第85章 覚えて※
あれから互いの体力が許す限り、何度も何度も体を重ね合わせた。
記憶を濃く塗りつぶすように、今度こそ何があっても忘れられないように。
甘くて、苦くて、不思議な感覚ばかりの夜だった。
ーーー
次の日、起きた時にはもう彼の姿は無く、朝食の準備とメモだけが置いてあった。
・・・これは、初めてではない。
それが分かるだけで、今は何度も同じ安心を覚えた。
彼の作ってくれた食事を食べ終え、下の事務所へと降りては早速作業を始めた。
久しぶりの事務所は、珍しく散らかっていて。
彼の時間の無さを感じ取りながら、無造作に置かれている資料の一つ一つを手に取っては纏めていった。
いつの間にか思い出しているその作業は、どちらかと言うと体が覚えているような感覚だった。
やる事は沢山あったものの、夕方には一通りの作業を終える事ができていて。
「・・・と、風見さんに連絡しなきゃ・・・」
交代はしているものの、今日は主に風見さんが近くで様子を伺ってくれている。
体の事もそうだが、暫くは色んな事情から警護をさせてほしいと、零から強く言われたから。
その方が彼も安心できるならと、今はそうする事にしていて。
『はい、風見です』
スマホを取り出し、風見さんの番号へと掛けると、直ぐにそれは取られた。
「あ、すみません。
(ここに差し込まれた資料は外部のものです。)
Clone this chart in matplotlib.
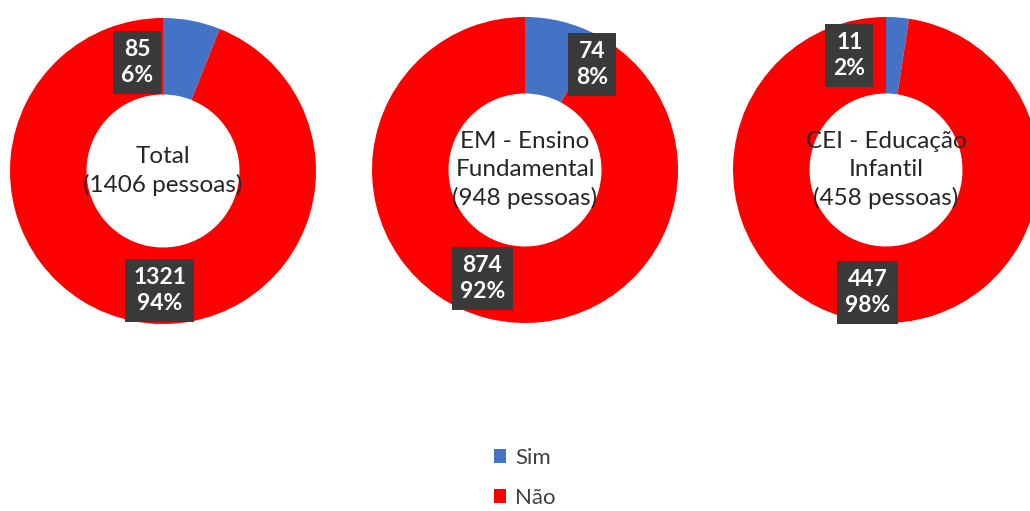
import matplotlib.pyplot as plt
from matplotlib.patches import Patch

plt.rcParams['font.family'] = ['Lato', 'DejaVu Sans']

titulos = ['Total\n(1406 pessoas)',
           'EM - Ensino\nFundamental\n(948 pessoas)',
           'CEI - Educação\nInfantil\n(458 pessoas)']
categorias = ['Sim', 'Não']
sim = [85, 74, 11]
nao = [1321, 874, 447]
sim_pct = ['6%', '8%', '2%']
nao_pct = ['94%', '92%', '98%']

cores = ['#4472C4', '#FF0000']

W, H = 1030, 511
centros = [(163, 171), (525, 170), (886, 170)]
raio = 153
# label offsets (in units of outer radius) for Sim / Não
pos_sim = [(-0.17, 0.71), (0.44, 0.69), (-0.24, 0.75)]
pos_nao = [(-0.02, -0.78), (-0.28, -0.71), (-0.12, -0.80)]

fig = plt.figure(figsize=(W / 100, H / 100), dpi=100)

for i in range(3):
    cx, cy = centros[i]
    ax = fig.add_axes([(cx - raio) / W, (H - cy - raio) / H, 2 * raio / W, 2 * raio / H])
    ax.pie([sim[i], nao[i]], colors=cores, startangle=90, counterclock=False,
           radius=1.0, wedgeprops=dict(width=0.5, edgecolor='none'))
    ax.set_xlim(-1, 1)
    ax.set_ylim(-1, 1)
    ax.set_aspect('equal')
    ax.axis('off')
    ax.text(0, 0, titulos[i], ha='center', va='center', fontsize=17.5,
            color='#262626', linespacing=1.4)
    box = dict(boxstyle='square,pad=0.35', facecolor='#3a3a3a', edgecolor='none')
    ax.text(pos_sim[i][0], pos_sim[i][1], f'{sim[i]}\n{sim_pct[i]}', ha='center', va='center',
            fontsize=16.5, fontweight='bold', color='white', linespacing=1.3, bbox=box,
            clip_on=False)
    ax.text(pos_nao[i][0], pos_nao[i][1], f'{nao[i]}\n{nao_pct[i]}', ha='center', va='center',
            fontsize=16.5, fontweight='bold', color='white', linespacing=1.3, bbox=box,
            clip_on=False)

handles = [Patch(facecolor=c, edgecolor='none') for c in cores]
fig.legend(handles, categorias, loc='center', bbox_to_anchor=(525 / W, 1 - 478 / H),
           frameon=False, fontsize=16, handlelength=0.55, handleheight=0.55,
           handletextpad=0.4, labelspacing=0.9, labelcolor='#404040')

fig.savefig('out.png', dpi=100)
作業終わりました」
『分かりました、すぐそちらに向かいます』
今日は零の家に戻っていてほしいと指示があった。
移動は絶対に一人でするなとキツく言われている為、申し訳ないと思いつつも、零が居ない時は公安の人達にお世話になっている。
・・・そういえば、風見さんと直接会うのは病院で話した時以来だ。
零の傍に居て欲しいと頼まれたあの日、風見さんにとっても零が如何に大切な人かということを思い知った。
でも今の私ができること、すべき事は何なのか、まだよく分かっていないのは否めなかった。